# EXERCISE PROMPT
Go through the listing and set it down exactly, leaving out its pictures.

>> begin DATA FOR PROCESSING

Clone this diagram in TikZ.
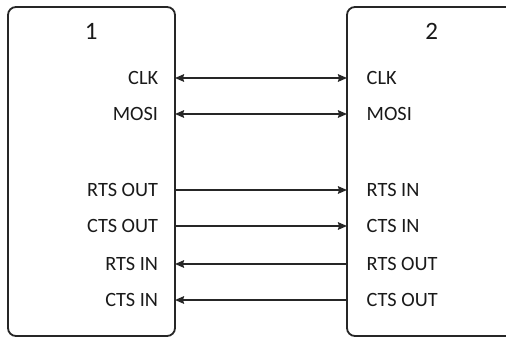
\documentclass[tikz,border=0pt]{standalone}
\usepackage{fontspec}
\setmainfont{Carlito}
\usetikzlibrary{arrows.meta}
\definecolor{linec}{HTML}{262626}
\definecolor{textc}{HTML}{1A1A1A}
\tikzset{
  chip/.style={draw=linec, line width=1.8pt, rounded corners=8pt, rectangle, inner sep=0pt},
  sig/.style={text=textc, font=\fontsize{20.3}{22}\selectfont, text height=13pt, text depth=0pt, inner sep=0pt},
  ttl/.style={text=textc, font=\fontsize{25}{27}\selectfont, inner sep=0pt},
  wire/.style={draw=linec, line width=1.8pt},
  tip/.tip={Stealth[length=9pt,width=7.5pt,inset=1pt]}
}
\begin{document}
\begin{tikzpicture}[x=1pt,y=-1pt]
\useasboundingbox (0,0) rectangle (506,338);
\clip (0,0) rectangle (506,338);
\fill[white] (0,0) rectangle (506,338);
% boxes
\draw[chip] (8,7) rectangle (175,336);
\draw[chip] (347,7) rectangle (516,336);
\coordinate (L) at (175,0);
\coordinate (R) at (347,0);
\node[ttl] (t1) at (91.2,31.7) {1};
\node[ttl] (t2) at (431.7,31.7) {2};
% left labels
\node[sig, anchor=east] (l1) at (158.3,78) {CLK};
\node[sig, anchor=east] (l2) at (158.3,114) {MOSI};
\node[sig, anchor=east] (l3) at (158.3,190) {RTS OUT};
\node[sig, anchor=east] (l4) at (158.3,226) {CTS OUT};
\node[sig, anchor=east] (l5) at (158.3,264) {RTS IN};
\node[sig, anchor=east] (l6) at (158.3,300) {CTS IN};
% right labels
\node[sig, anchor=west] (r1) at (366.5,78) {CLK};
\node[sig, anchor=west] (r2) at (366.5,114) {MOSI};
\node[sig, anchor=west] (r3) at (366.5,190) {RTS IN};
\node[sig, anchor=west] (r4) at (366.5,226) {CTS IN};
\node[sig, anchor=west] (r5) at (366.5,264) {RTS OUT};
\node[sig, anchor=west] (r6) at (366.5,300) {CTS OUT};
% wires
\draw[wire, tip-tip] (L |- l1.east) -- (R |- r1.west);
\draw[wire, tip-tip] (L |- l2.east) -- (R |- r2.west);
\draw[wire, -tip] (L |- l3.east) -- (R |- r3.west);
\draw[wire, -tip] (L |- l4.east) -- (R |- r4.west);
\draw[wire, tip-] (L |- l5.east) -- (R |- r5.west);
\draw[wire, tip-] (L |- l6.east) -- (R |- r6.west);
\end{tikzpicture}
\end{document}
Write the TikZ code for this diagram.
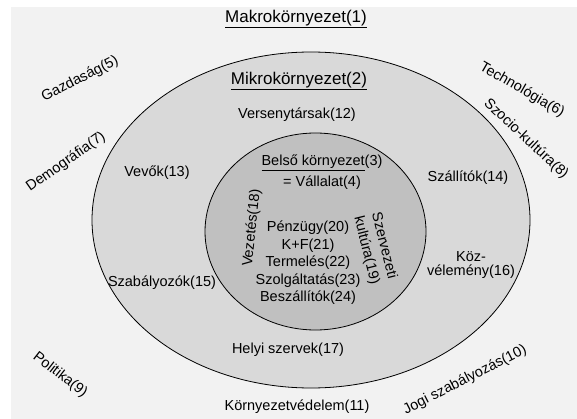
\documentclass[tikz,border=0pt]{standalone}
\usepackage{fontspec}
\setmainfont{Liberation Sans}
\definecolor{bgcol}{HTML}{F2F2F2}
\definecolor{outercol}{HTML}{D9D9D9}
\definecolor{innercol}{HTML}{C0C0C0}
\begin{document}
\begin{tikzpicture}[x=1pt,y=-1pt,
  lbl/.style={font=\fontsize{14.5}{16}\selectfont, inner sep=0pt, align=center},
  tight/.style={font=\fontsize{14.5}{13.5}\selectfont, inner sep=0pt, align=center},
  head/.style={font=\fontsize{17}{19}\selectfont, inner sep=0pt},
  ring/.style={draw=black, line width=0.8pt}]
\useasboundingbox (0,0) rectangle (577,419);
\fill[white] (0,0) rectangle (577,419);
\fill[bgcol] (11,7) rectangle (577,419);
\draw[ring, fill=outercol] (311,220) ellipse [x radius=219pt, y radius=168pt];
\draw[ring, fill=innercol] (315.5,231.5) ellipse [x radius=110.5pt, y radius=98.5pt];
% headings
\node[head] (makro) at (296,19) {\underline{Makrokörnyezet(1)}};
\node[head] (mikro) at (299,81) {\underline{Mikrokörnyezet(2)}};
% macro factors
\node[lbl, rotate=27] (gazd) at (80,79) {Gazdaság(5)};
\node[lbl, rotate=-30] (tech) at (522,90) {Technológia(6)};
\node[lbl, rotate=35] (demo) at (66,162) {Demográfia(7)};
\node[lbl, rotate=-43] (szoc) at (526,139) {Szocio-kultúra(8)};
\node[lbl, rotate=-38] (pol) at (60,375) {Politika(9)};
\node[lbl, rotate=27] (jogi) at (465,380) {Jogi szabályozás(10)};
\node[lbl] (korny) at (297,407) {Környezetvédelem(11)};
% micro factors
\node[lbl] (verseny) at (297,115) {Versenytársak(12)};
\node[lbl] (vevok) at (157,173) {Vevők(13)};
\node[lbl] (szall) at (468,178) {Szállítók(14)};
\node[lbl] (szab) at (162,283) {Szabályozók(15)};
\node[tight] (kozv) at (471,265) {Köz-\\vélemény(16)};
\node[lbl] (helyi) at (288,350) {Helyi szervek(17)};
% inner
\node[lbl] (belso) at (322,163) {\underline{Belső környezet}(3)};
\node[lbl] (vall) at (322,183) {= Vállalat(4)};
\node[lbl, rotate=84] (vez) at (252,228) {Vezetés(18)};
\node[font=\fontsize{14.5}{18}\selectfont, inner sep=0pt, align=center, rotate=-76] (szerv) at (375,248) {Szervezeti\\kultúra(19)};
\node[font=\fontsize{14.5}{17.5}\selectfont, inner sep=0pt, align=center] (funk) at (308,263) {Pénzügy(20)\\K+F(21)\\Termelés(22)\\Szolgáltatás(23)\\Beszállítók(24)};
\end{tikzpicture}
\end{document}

>> end DATA FOR PROCESSING

# SOLVED EXERCISE
Clone this diagram in TikZ.
\documentclass[tikz,border=0pt]{standalone}
\usepackage{fontspec}
\setmainfont{Carlito}
\usetikzlibrary{arrows.meta}
\definecolor{linec}{HTML}{262626}
\definecolor{textc}{HTML}{1A1A1A}
\tikzset{
  chip/.style={draw=linec, line width=1.8pt, rounded corners=8pt, rectangle, inner sep=0pt},
  sig/.style={text=textc, font=\fontsize{20.3}{22}\selectfont, text height=13pt, text depth=0pt, inner sep=0pt},
  ttl/.style={text=textc, font=\fontsize{25}{27}\selectfont, inner sep=0pt},
  wire/.style={draw=linec, line width=1.8pt},
  tip/.tip={Stealth[length=9pt,width=7.5pt,inset=1pt]}
}
\begin{document}
\begin{tikzpicture}[x=1pt,y=-1pt]
\useasboundingbox (0,0) rectangle (506,338);
\clip (0,0) rectangle (506,338);
\fill[white] (0,0) rectangle (506,338);
% boxes
\draw[chip] (8,7) rectangle (175,336);
\draw[chip] (347,7) rectangle (516,336);
\coordinate (L) at (175,0);
\coordinate (R) at (347,0);
\node[ttl] (t1) at (91.2,31.7) {1};
\node[ttl] (t2) at (431.7,31.7) {2};
% left labels
\node[sig, anchor=east] (l1) at (158.3,78) {CLK};
\node[sig, anchor=east] (l2) at (158.3,114) {MOSI};
\node[sig, anchor=east] (l3) at (158.3,190) {RTS OUT};
\node[sig, anchor=east] (l4) at (158.3,226) {CTS OUT};
\node[sig, anchor=east] (l5) at (158.3,264) {RTS IN};
\node[sig, anchor=east] (l6) at (158.3,300) {CTS IN};
% right labels
\node[sig, anchor=west] (r1) at (366.5,78) {CLK};
\node[sig, anchor=west] (r2) at (366.5,114) {MOSI};
\node[sig, anchor=west] (r3) at (366.5,190) {RTS IN};
\node[sig, anchor=west] (r4) at (366.5,226) {CTS IN};
\node[sig, anchor=west] (r5) at (366.5,264) {RTS OUT};
\node[sig, anchor=west] (r6) at (366.5,300) {CTS OUT};
% wires
\draw[wire, tip-tip] (L |- l1.east) -- (R |- r1.west);
\draw[wire, tip-tip] (L |- l2.east) -- (R |- r2.west);
\draw[wire, -tip] (L |- l3.east) -- (R |- r3.west);
\draw[wire, -tip] (L |- l4.east) -- (R |- r4.west);
\draw[wire, tip-] (L |- l5.east) -- (R |- r5.west);
\draw[wire, tip-] (L |- l6.east) -- (R |- r6.west);
\end{tikzpicture}
\end{document}
Write the TikZ code for this diagram.
\documentclass[tikz,border=0pt]{standalone}
\usepackage{fontspec}
\setmainfont{Liberation Sans}
\definecolor{bgcol}{HTML}{F2F2F2}
\definecolor{outercol}{HTML}{D9D9D9}
\definecolor{innercol}{HTML}{C0C0C0}
\begin{document}
\begin{tikzpicture}[x=1pt,y=-1pt,
  lbl/.style={font=\fontsize{14.5}{16}\selectfont, inner sep=0pt, align=center},
  tight/.style={font=\fontsize{14.5}{13.5}\selectfont, inner sep=0pt, align=center},
  head/.style={font=\fontsize{17}{19}\selectfont, inner sep=0pt},
  ring/.style={draw=black, line width=0.8pt}]
\useasboundingbox (0,0) rectangle (577,419);
\fill[white] (0,0) rectangle (577,419);
\fill[bgcol] (11,7) rectangle (577,419);
\draw[ring, fill=outercol] (311,220) ellipse [x radius=219pt, y radius=168pt];
\draw[ring, fill=innercol] (315.5,231.5) ellipse [x radius=110.5pt, y radius=98.5pt];
% headings
\node[head] (makro) at (296,19) {\underline{Makrokörnyezet(1)}};
\node[head] (mikro) at (299,81) {\underline{Mikrokörnyezet(2)}};
% macro factors
\node[lbl, rotate=27] (gazd) at (80,79) {Gazdaság(5)};
\node[lbl, rotate=-30] (tech) at (522,90) {Technológia(6)};
\node[lbl, rotate=35] (demo) at (66,162) {Demográfia(7)};
\node[lbl, rotate=-43] (szoc) at (526,139) {Szocio-kultúra(8)};
\node[lbl, rotate=-38] (pol) at (60,375) {Politika(9)};
\node[lbl, rotate=27] (jogi) at (465,380) {Jogi szabályozás(10)};
\node[lbl] (korny) at (297,407) {Környezetvédelem(11)};
% micro factors
\node[lbl] (verseny) at (297,115) {Versenytársak(12)};
\node[lbl] (vevok) at (157,173) {Vevők(13)};
\node[lbl] (szall) at (468,178) {Szállítók(14)};
\node[lbl] (szab) at (162,283) {Szabályozók(15)};
\node[tight] (kozv) at (471,265) {Köz-\\vélemény(16)};
\node[lbl] (helyi) at (288,350) {Helyi szervek(17)};
% inner
\node[lbl] (belso) at (322,163) {\underline{Belső környezet}(3)};
\node[lbl] (vall) at (322,183) {= Vállalat(4)};
\node[lbl, rotate=84] (vez) at (252,228) {Vezetés(18)};
\node[font=\fontsize{14.5}{18}\selectfont, inner sep=0pt, align=center, rotate=-76] (szerv) at (375,248) {Szervezeti\\kultúra(19)};
\node[font=\fontsize{14.5}{17.5}\selectfont, inner sep=0pt, align=center] (funk) at (308,263) {Pénzügy(20)\\K+F(21)\\Termelés(22)\\Szolgáltatás(23)\\Beszállítók(24)};
\end{tikzpicture}
\end{document}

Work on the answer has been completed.